Up A Creek and People rent stocks. Smart to dumb ratio as posted focuses thejwfid wrote:Hi everyone,
It seems like everyone forgets the change to the mark to market rule last year. I wonder what the p/e ratio would be right now if that rule had not been suspended and GAAP continued to be used.
Joe
This discussion brings up an interesting conundrum really. What values stocks is earnings/dividends. What puts a floor under stock values is book value, but that is only to the extent that the assets (valued at book) can generate any earnings and dividends. The assets on a company's balance sheet aren't worth as much in an environment that is too unstable to generate earnings. If inflation equates to instability, book values can fall and there is no good floor under stock prices.mannfm11 wrote:I am going to dispute this for the very reason that stocks are financial assets and not nominal money ones. If you go to Robert Shillers data, which he used to write the book "Irrational Exhuberance", you will find that inflation between 1895 and 1920 was as bad as it was between 1975 and 2000. He posts not only the monthly prices in the equivalent to the SPX, but also the CPI figures as well. http://www.econ.yale.edu/~shiller/data.htm I spent well over 100 hours working on this data.vincecate wrote:If you fit a line to the DJIA on a log plot prior to 1914 you get one slope and if you do it after 1971 you get another slope. The reason is that prior to 1914 the US mostly had a real gold standard and after 1971 they have been printing a lot of money. In the years between there was a transition away from hard money. Since the DJIA is measured in dollars it is disturbed when the number of dollars are growing exponentially and the value is dropping because of this. You sort of have to add the growth rate of companies onto the inflation rate of the dollar to get the new growth rate of the DJIA. So the P/E values that are sensible since 1971 are not the same as the ones that were sensible prior to 1914. So this time is different.

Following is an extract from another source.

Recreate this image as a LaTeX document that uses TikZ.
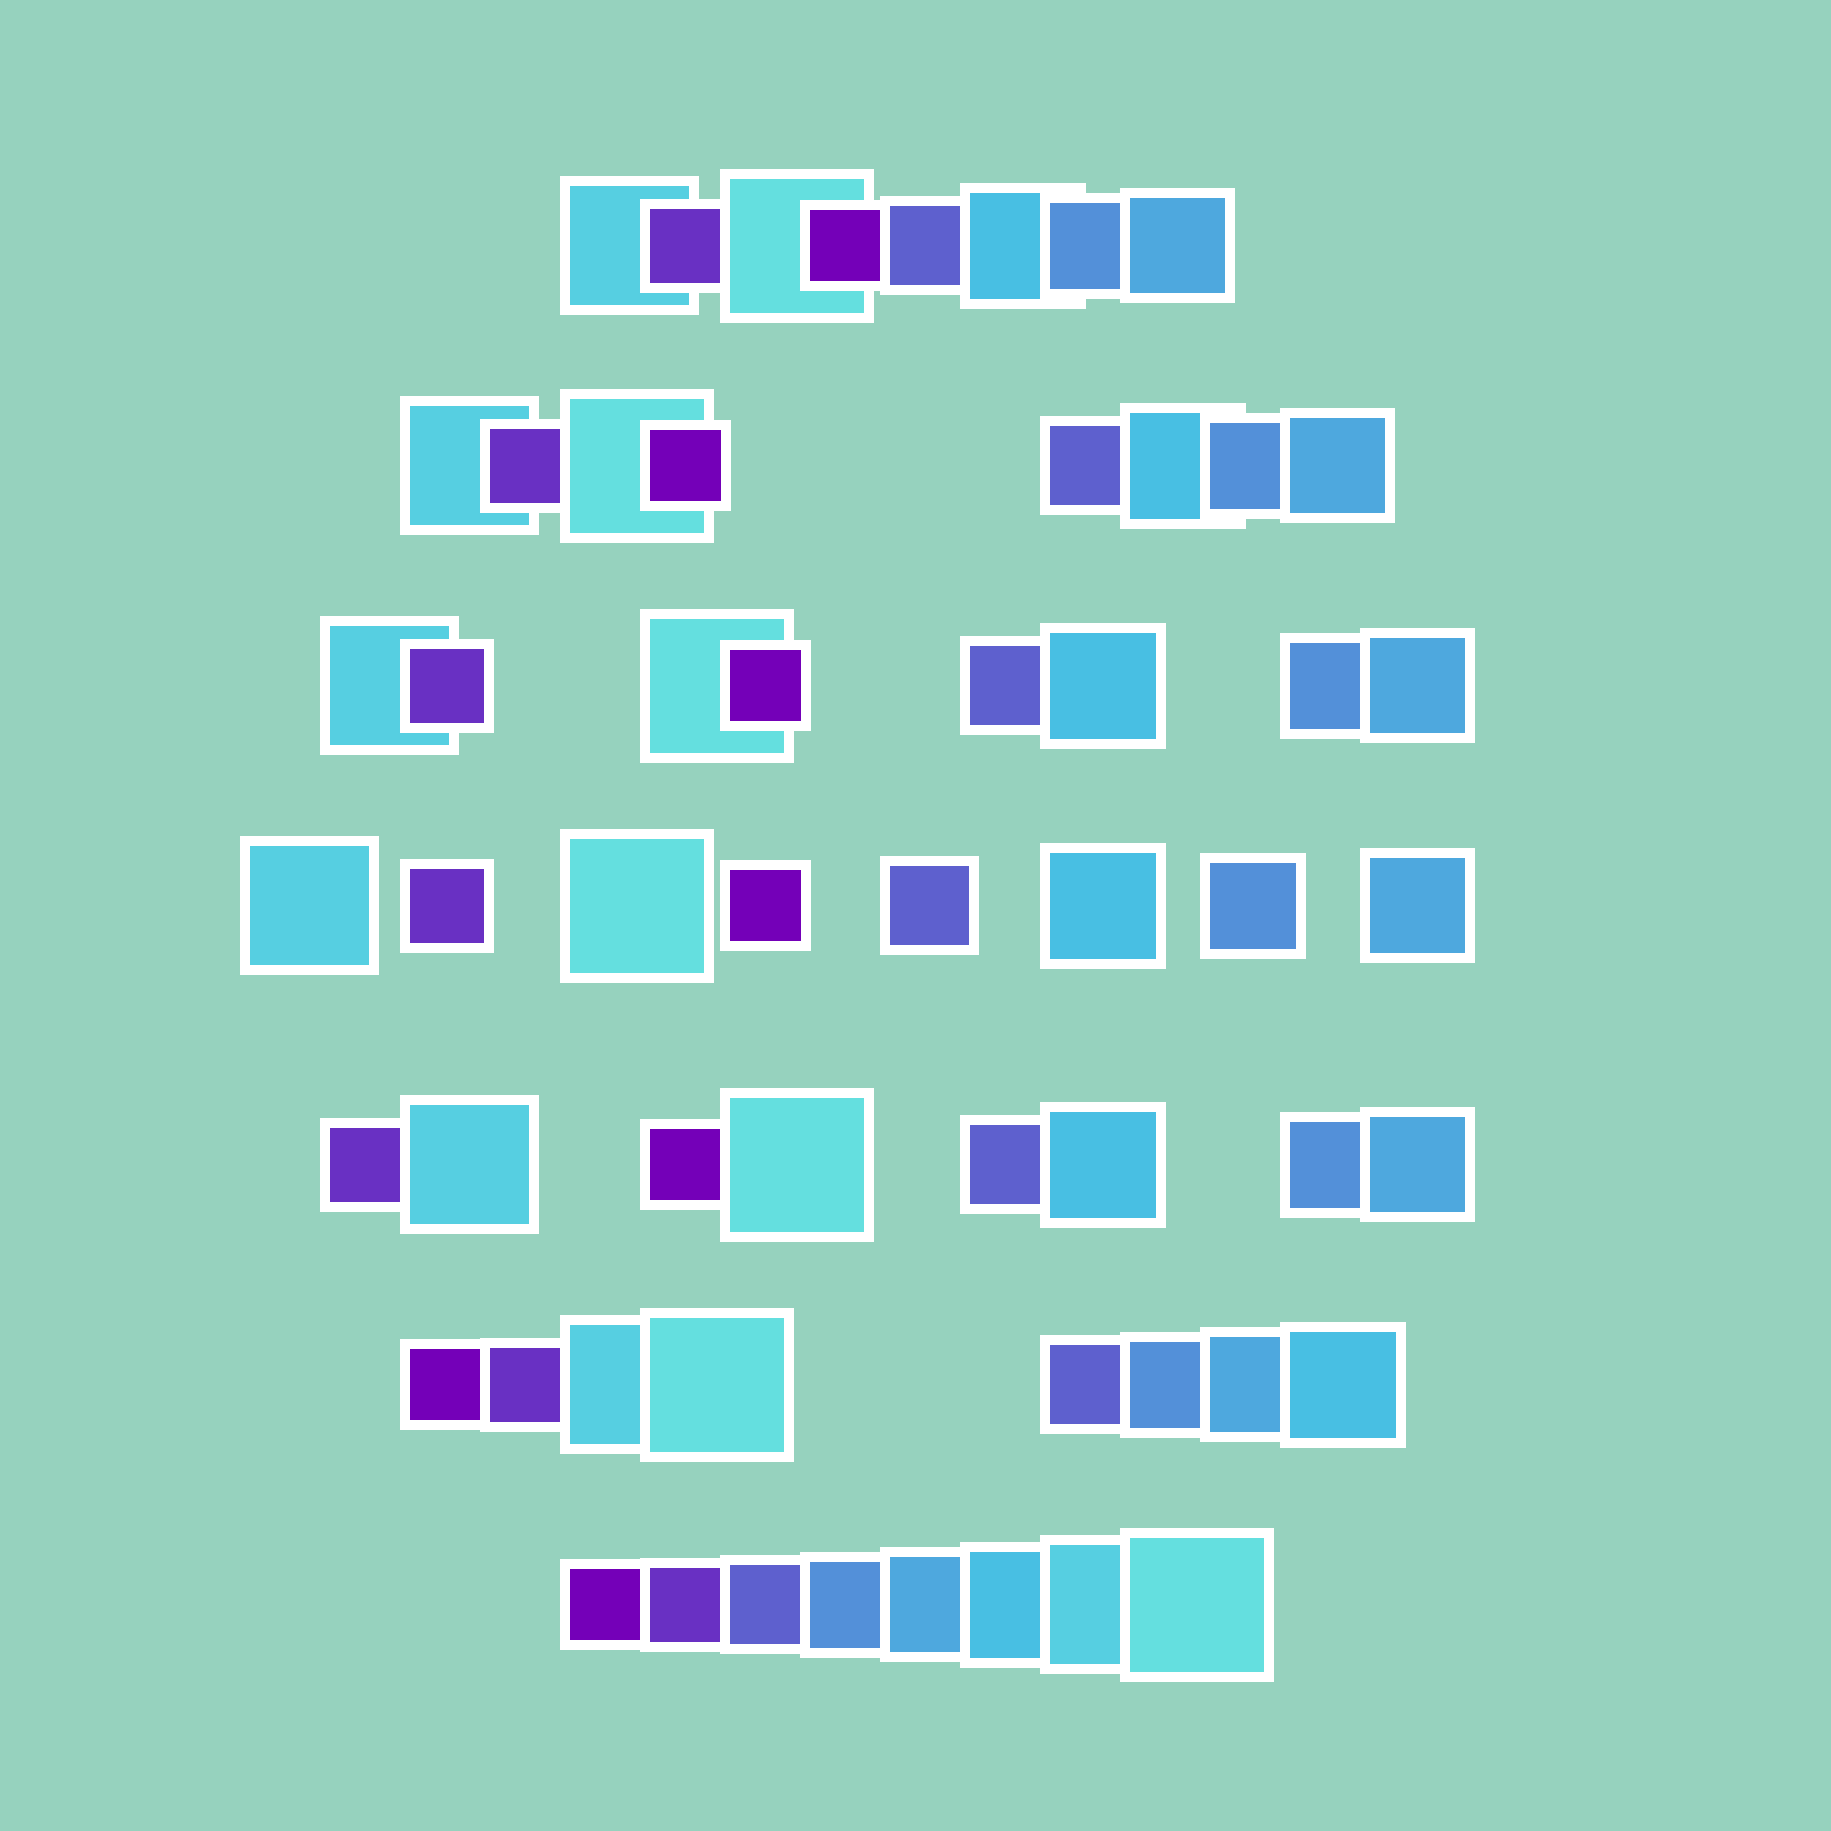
\documentclass[tikz,border=0pt]{standalone}
\definecolor{bg}{HTML}{96D2BE}
\definecolor{cA}{HTML}{56CFE1}
\definecolor{cB}{HTML}{6930C3}
\definecolor{cC}{HTML}{64DFDF}
\definecolor{cD}{HTML}{7400B8}
\definecolor{cE}{HTML}{5E60CE}
\definecolor{cF}{HTML}{48BFE3}
\definecolor{cG}{HTML}{5390D9}
\definecolor{cH}{HTML}{4EA8DE}
\def\szA{139}\def\szB{94}\def\szC{154}\def\szD{91}
\def\szE{99}\def\szF{126}\def\szG{106}\def\szH{115}
\newcommand{\sq}[3]{%
  \pgfmathsetmacro{\sqsz}{\csname sz#3\endcsname}%
  \filldraw[sqbox,fill=c#3] ({#1+5},{#2-\sqsz/2+5}) rectangle ({#1+\sqsz-5},{#2+\sqsz/2-5});}
\tikzset{sqbox/.style={draw=white,line width=10pt,line join=miter}}
\begin{document}
\begin{tikzpicture}[x=1pt,y=-1pt]
\fill[bg] (0,0) rectangle (1831,1831);
\useasboundingbox (0,0) rectangle (1831,1831);
% row 1
\sq{560.3}{245.7}{A}\sq{640.3}{245.7}{B}\sq{720.3}{245.7}{C}\sq{800.3}{245.7}{D}
\sq{880.3}{245.7}{E}\sq{960.3}{245.7}{F}\sq{1040.3}{245.7}{G}\sq{1120.3}{245.7}{H}
% row 2
\sq{400.3}{465.7}{A}\sq{480.3}{465.7}{B}\sq{560.3}{465.7}{C}\sq{640.3}{465.7}{D}
\sq{1040.3}{465.7}{E}\sq{1120.3}{465.7}{F}\sq{1200.3}{465.7}{G}\sq{1280.3}{465.7}{H}
% row 3
\sq{320.3}{685.7}{A}\sq{400.3}{685.7}{B}\sq{640.3}{685.7}{C}\sq{720.3}{685.7}{D}
\sq{960.3}{685.7}{E}\sq{1040.3}{685.7}{F}\sq{1280.3}{685.7}{G}\sq{1360.3}{685.7}{H}
% row 4
\sq{240.3}{905.7}{A}\sq{400.3}{905.7}{B}\sq{560.3}{905.7}{C}\sq{720.3}{905.7}{D}
\sq{880.3}{905.7}{E}\sq{1040.3}{905.7}{F}\sq{1200.3}{905.7}{G}\sq{1360.3}{905.7}{H}
% row 5
\sq{320.3}{1164.8}{B}\sq{400.3}{1164.8}{A}\sq{640.3}{1164.8}{D}\sq{720.3}{1164.8}{C}
\sq{960.3}{1164.8}{E}\sq{1040.3}{1164.8}{F}\sq{1280.3}{1164.8}{G}\sq{1360.3}{1164.8}{H}
% row 6
\sq{400.3}{1384.8}{D}\sq{480.3}{1384.8}{B}\sq{560.3}{1384.8}{A}\sq{640.3}{1384.8}{C}
\sq{1040.3}{1384.8}{E}\sq{1120.3}{1384.8}{G}\sq{1200.3}{1384.8}{H}\sq{1280.3}{1384.8}{F}
% row 7
\sq{560.3}{1604.8}{D}\sq{640.3}{1604.8}{B}\sq{720.3}{1604.8}{E}\sq{800.3}{1604.8}{G}
\sq{880.3}{1604.8}{H}\sq{960.3}{1604.8}{F}\sq{1040.3}{1604.8}{A}\sq{1120.3}{1604.8}{C}
\end{tikzpicture}
\end{document}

There is more to this as inflation is brought about by credit. The difference between the gold standard and the current standard is that at some point people would get nervous about the solvency of banks and bank notes and line up to get the gold out of the banks. Until then, they could inflate as much as they dared. The value of money is in the payment of debt and inflation occurs when debts are easy to pay, which is totally contrary to what people think. People are led to believe that it is the reverse, that inflation makes debts easier to pay, but in reality, inflation is the continued increase in credit, which keeps a steady supply of money in circulation. Once credit has reached its limit, which is where we are today, you can't inflate it any more and debts become harder to pay and the term "This note is Legal Tender for all Debts Public and Private" begins to mean something.

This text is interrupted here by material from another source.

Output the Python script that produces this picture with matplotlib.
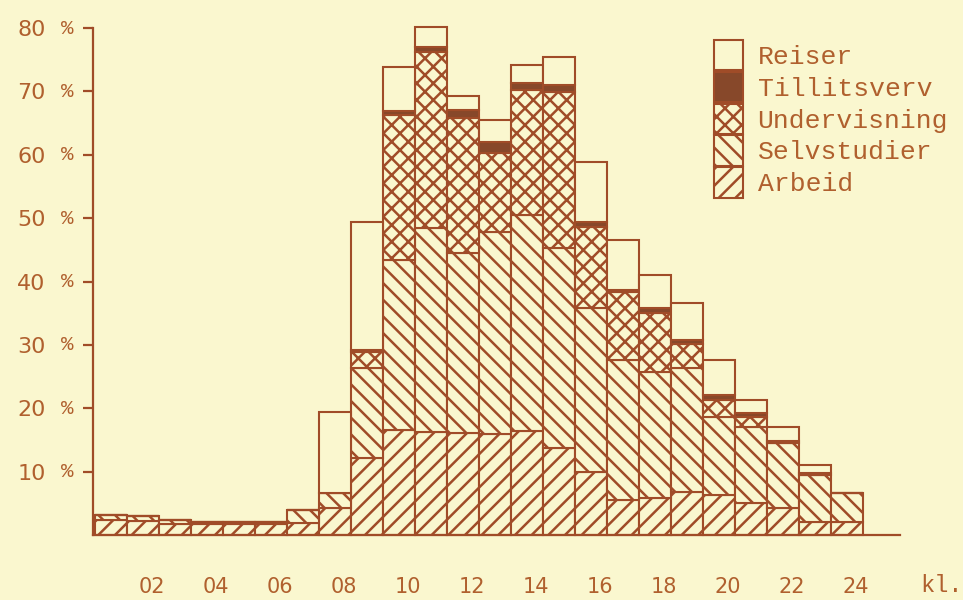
import numpy as np
import matplotlib.pyplot as plt
from matplotlib.patches import Patch

# hour of day (bar starts at the hour)
hours = np.arange(24)

# percent per activity, stacked bottom -> top
arbeid = [2.4, 2.2, 1.7, 1.7, 1.7, 1.7, 1.9, 4.3, 12.1, 16.6, 16.2, 16.1,
          16.0, 16.4, 13.7, 9.9, 5.5, 5.8, 6.8, 6.3, 5.0, 4.3, 2.0, 2.0]
selvstudier = [0.8, 0.8, 0.7, 0.3, 0.3, 0.3, 2.0, 2.3, 14.2, 26.8, 32.2, 28.4,
               31.8, 34.1, 31.6, 25.9, 22.1, 19.9, 19.5, 12.3, 12.0, 10.2, 7.5, 4.6]
undervisning = [0, 0, 0, 0, 0, 0, 0, 0, 2.6, 22.8, 27.8, 21.3,
                12.4, 19.7, 24.6, 12.8, 10.7, 9.3, 3.8, 2.7, 1.6, 0, 0, 0]
tillitsverv = [0, 0, 0, 0, 0, 0, 0, 0, 0.3, 0.7, 0.8, 1.2,
               1.8, 1.1, 1.1, 0.8, 0.3, 0.8, 0.7, 0.8, 0.6, 0.3, 0.3, 0]
reiser = [0, 0, 0, 0, 0, 0, 0, 12.8, 20.2, 6.9, 3.1, 2.2,
          3.5, 2.8, 4.4, 9.4, 7.9, 5.2, 5.8, 5.5, 2.1, 2.2, 1.2, 0]

series_names = ["Arbeid", "Selvstudier", "Undervisning", "Tillitsverv", "Reiser"]
y_ticks = [10, 20, 30, 40, 50, 60, 70, 80]
x_ticks = [2, 4, 6, 8, 10, 12, 14, 16, 18, 20, 22, 24]
x_labels = ["02", "04", "06", "08", "10", "12", "14", "16", "18", "20", "22", "24"]

bg = "#faf7cf"
line = "#a04c28"
text_c = "#b0602e"
solid = "#87482a"

styles = {
    "Arbeid": dict(facecolor=bg, hatch="//"),
    "Selvstudier": dict(facecolor=bg, hatch="\\\\"),
    "Undervisning": dict(facecolor=bg, hatch="xx"),
    "Tillitsverv": dict(facecolor=solid, hatch=None),
    "Reiser": dict(facecolor=bg, hatch=None),
}

plt.rcParams["hatch.linewidth"] = 1.8

fig = plt.figure(figsize=(9.63, 6.0), dpi=100, facecolor=bg)
ax = fig.add_axes([93 / 963, 65 / 600, 807 / 963, 507 / 600])
ax.set_facecolor(bg)

data = [arbeid, selvstudier, undervisning, tillitsverv, reiser]
bottom = np.zeros(len(hours))
for name, vals in zip(series_names, data):
    vals = np.asarray(vals, dtype=float)
    ax.bar(hours, vals, width=1.0, bottom=bottom, align="edge",
           edgecolor=line, linewidth=1.5, clip_on=False, **styles[name])
    bottom += vals

ax.set_xlim(-0.0625, 25.16)
ax.set_ylim(0, 80)

for s in ["top", "right"]:
    ax.spines[s].set_visible(False)
for s in ["left", "bottom"]:
    ax.spines[s].set_color(line)
    ax.spines[s].set_linewidth(1.6)

# y axis: numbers, then a separate percent sign
ax.set_yticks(y_ticks)
ax.set_yticklabels([str(v) for v in y_ticks])
ax.tick_params(axis="y", length=7, width=1.6, color=line, pad=27,
               labelsize=16, labelcolor=text_c)
for v in y_ticks:
    ax.text(-0.032, v, "%", transform=ax.get_yaxis_transform(),
            ha="center", va="center", fontsize=15, color=text_c,
            family="Liberation Mono")

ax.set_xticks([x - 0.22 for x in x_ticks])
ax.set_xticklabels(x_labels)
ax.tick_params(axis="x", length=0, pad=30, labelsize=15, labelcolor=text_c)
fig.text(941 / 963, 1 - 585 / 600, "kl.", ha="center", va="center",
         fontsize=17, color=text_c, family="Liberation Mono")

handles = [Patch(edgecolor=line, linewidth=1.5, label=n, **styles[n])
           for n in reversed(series_names)]
leg = fig.legend(handles=handles, loc="upper left",
                 bbox_to_anchor=(714 / 963, 1 - 40 / 600), frameon=False,
                 prop={"family": "Liberation Mono", "size": 19},
                 handlelength=1.1, handleheight=1.4, labelspacing=0.05,
                 handletextpad=0.55, borderpad=0, borderaxespad=0)
for t in leg.get_texts():
    t.set_color(text_c)

fig.savefig("out.png", dpi=100, facecolor=bg)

There are 2 sets of liabilities in a credit system, the lenders and the borrowers. The lender creates credit in return for liens or notes, depending on whether the debt is secured or not. In doing so, they create a liability of theirs to circulate as money. A credit crunch develops when the capacity of major financial players to pay their debts is in question, ala Citicorp, Bank of America, Lehman Brothers, Royal bank of Scotland, Credit Suisse, Bear Stearns, General Electric credit, etc. In the meantime, these outfits sustain their lending monopoly by a series of short term and long term loans between themselves, one portion of the system carrying the excess lending in some form of the other portion. Once the creation of credit ceases, no more excess money is created and liabilities of banks and their customers become harder to service. We have reached that point.
The notion that the Fed has fixed this is far from correct. What the Fed did was create funds out of assets the banks found unmarketable in order that they can service the debts between themselves. The game going into this mess was to create make believe money in the form of swaps and repurchase agreements and other derivatives that allowed all players to pretend they could come up with the money to service their liabilities. It only took the weakest link breaking for this game to end.
What values stock is dividends as they can be discounted in the future.